Saturday, December 29, 2012

boob decisions

Since my last appointment with the plasic surgeon I have been thinking a lot about what I want to do with my fake boob (foob).   I hate my tissue expander.  I HATE it.  The last fill I had made it even worse.  I now have broken blood vessels across my skin because it is pulled so tight.  It is also now causing some nerve pain in my arm and all across my chest is just really uncomfortable.  I thought, when I first started all of this, that the idea of an implant would grow on me.  That after having the tissue expander in, I would become okay with the idea of having weird fake shit inside of me.  It hasn't happened yet.  I know that it will be very different from what I have now- but I want to be able to lay on my stomach without it feeling weird, and I don't really want to look like Barbie.  I am sure Jim would like Barbie- but I just don't feel the same way.  If I have an implant, then my other side will not only need a lift- it would probably also need a small implant just so that they look similar.  I hate the idea of that!
I decided to look at all my options again, and I keep coming back to the DIEP.  It is a procedure that uses tummy fat and tissue.  It is a huge operation, with a long painful recovery, and my plastic surgeon does not perform this procedure.  So- it really is a huge pain to change my mind.  It will change a lot of things. 
There are not very many doctors at all that perform this procedure because it is very complicated and time consuming.  At first, when I was looking for more information, I found a very good practice that performs the DIEP in San Antonio but that is a long drive!  I did finally find a few doctors in Dallas that do this, so while it isn't as close as Fort Worth- it is much closer than San Antonio. 

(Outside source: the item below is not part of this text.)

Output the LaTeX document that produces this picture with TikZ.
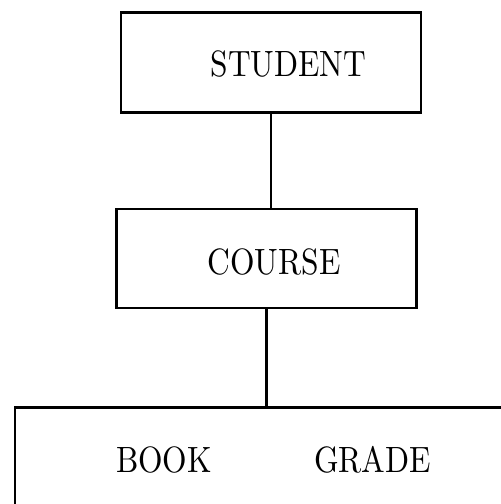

I had an appointment with my plastic surgeon yesterday.  I was supposed to get my last fill.  I was very nervous about going because I knew I needed to talk to him about wanting the DIEP, and I was afraid that he would say it wasn't a good idea for me to have this procedure, and that we would part on bad terms.  Thankfully he is a much better doctor than that.  He said that he knows doctors in Dallas that do only this kind of procedure, so they are very practiced- and he would be happy to refer me to them- he also looked at my (ample) stomach, and said I would be a very good candidate for the DIEP.  I was so happy that he was okay with me at least looking into that as an option.  He wants to see me again in a month to find out what the radiation doctor has decided- and then I guess we will go from there!